** Start Provided material **

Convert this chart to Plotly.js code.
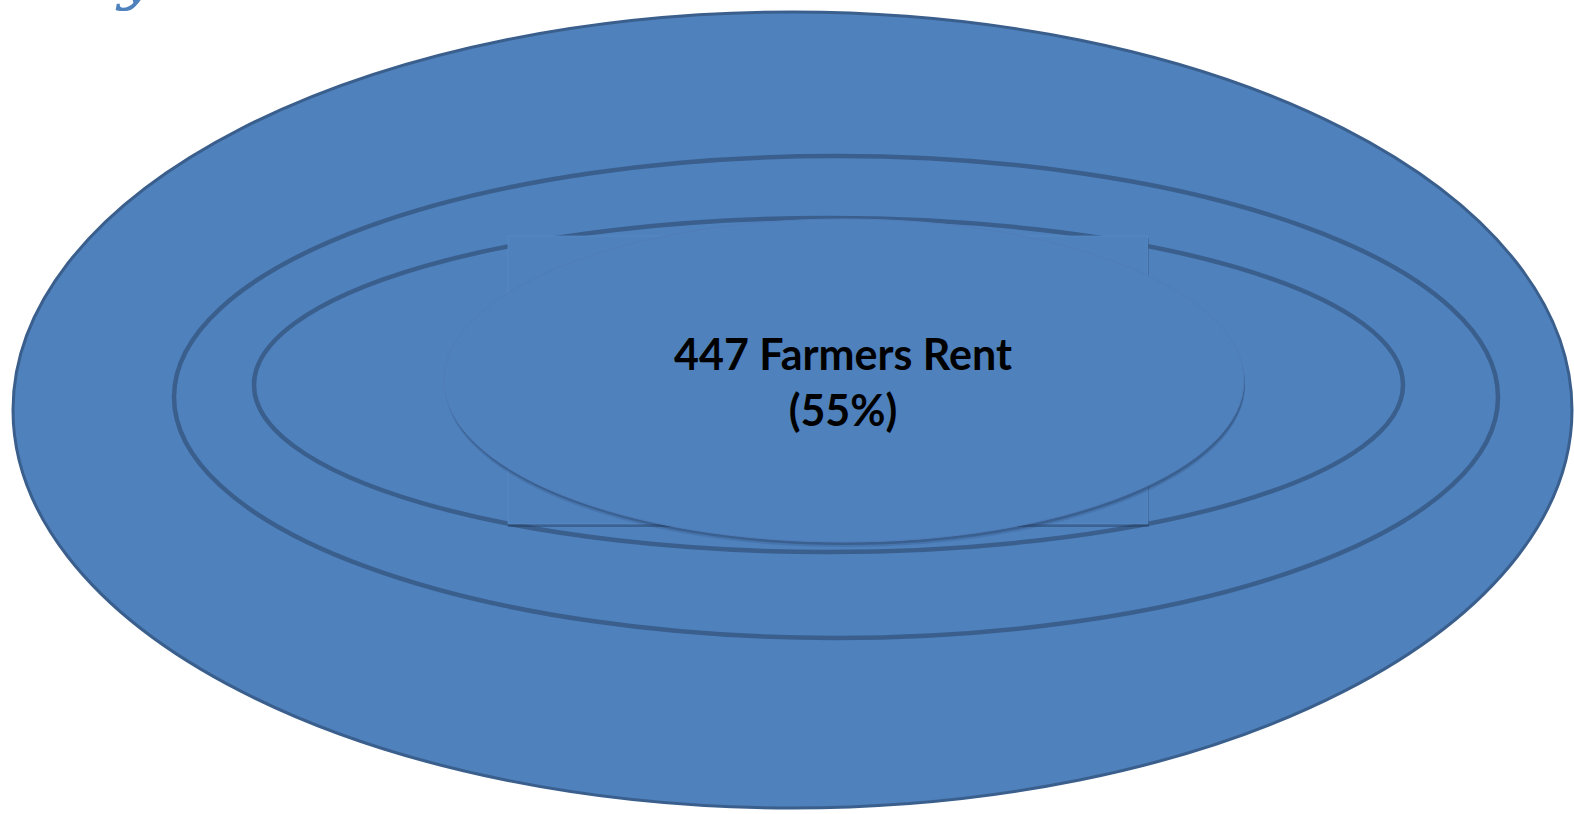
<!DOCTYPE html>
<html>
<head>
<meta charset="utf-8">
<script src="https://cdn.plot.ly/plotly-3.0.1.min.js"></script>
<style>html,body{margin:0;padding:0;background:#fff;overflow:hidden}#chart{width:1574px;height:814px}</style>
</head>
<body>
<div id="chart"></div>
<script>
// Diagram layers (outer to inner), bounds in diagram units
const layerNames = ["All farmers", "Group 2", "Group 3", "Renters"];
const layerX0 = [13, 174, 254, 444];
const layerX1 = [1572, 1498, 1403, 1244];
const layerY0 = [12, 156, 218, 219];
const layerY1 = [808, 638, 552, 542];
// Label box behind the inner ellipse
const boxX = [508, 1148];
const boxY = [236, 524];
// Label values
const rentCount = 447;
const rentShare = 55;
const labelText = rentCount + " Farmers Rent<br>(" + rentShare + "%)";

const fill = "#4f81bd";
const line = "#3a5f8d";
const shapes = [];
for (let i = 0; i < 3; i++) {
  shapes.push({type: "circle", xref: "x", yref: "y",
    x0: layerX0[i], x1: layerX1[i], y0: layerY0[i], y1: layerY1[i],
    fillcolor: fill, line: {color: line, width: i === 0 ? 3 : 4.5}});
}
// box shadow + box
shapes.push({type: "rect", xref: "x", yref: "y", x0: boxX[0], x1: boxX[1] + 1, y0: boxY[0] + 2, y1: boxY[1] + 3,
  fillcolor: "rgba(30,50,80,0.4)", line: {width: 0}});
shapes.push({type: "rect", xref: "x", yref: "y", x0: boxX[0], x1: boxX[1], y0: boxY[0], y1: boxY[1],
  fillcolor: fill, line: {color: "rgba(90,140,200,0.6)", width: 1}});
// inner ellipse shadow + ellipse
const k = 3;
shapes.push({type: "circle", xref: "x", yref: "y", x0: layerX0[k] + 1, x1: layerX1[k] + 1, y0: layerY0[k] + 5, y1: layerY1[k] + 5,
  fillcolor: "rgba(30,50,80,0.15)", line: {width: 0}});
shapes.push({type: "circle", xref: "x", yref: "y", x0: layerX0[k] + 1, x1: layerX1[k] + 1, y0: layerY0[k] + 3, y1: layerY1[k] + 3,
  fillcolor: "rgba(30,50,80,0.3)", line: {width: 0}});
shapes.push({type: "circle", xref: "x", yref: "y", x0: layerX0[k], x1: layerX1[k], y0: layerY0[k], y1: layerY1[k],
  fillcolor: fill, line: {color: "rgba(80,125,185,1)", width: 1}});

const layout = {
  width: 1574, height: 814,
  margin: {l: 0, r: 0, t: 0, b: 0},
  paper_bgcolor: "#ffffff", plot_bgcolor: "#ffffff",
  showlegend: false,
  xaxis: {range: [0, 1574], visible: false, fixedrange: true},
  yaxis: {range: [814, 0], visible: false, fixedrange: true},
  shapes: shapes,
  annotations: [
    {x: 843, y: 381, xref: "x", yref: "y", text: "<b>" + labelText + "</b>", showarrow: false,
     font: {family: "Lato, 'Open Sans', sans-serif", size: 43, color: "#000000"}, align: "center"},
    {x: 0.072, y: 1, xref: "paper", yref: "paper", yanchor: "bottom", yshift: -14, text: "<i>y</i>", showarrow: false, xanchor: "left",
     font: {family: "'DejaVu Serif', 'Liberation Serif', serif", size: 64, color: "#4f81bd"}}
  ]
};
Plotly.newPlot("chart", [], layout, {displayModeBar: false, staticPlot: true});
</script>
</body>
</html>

** End Provided material **

- Do this -
Repeat only the lines between the start of the data and the line with "const labelText = rentCount", including those two lines, and skip the pictures.

- Result -
Convert this chart to Plotly.js code.
<!DOCTYPE html>
<html>
<head>
<meta charset="utf-8">
<script src="https://cdn.plot.ly/plotly-3.0.1.min.js"></script>
<style>html,body{margin:0;padding:0;background:#fff;overflow:hidden}#chart{width:1574px;height:814px}</style>
</head>
<body>
<div id="chart"></div>
<script>
// Diagram layers (outer to inner), bounds in diagram units
const layerNames = ["All farmers", "Group 2", "Group 3", "Renters"];
const layerX0 = [13, 174, 254, 444];
const layerX1 = [1572, 1498, 1403, 1244];
const layerY0 = [12, 156, 218, 219];
const layerY1 = [808, 638, 552, 542];
// Label box behind the inner ellipse
const boxX = [508, 1148];
const boxY = [236, 524];
// Label values
const rentCount = 447;
const rentShare = 55;
const labelText = rentCount + " Farmers Rent<br>(" + rentShare + "%)";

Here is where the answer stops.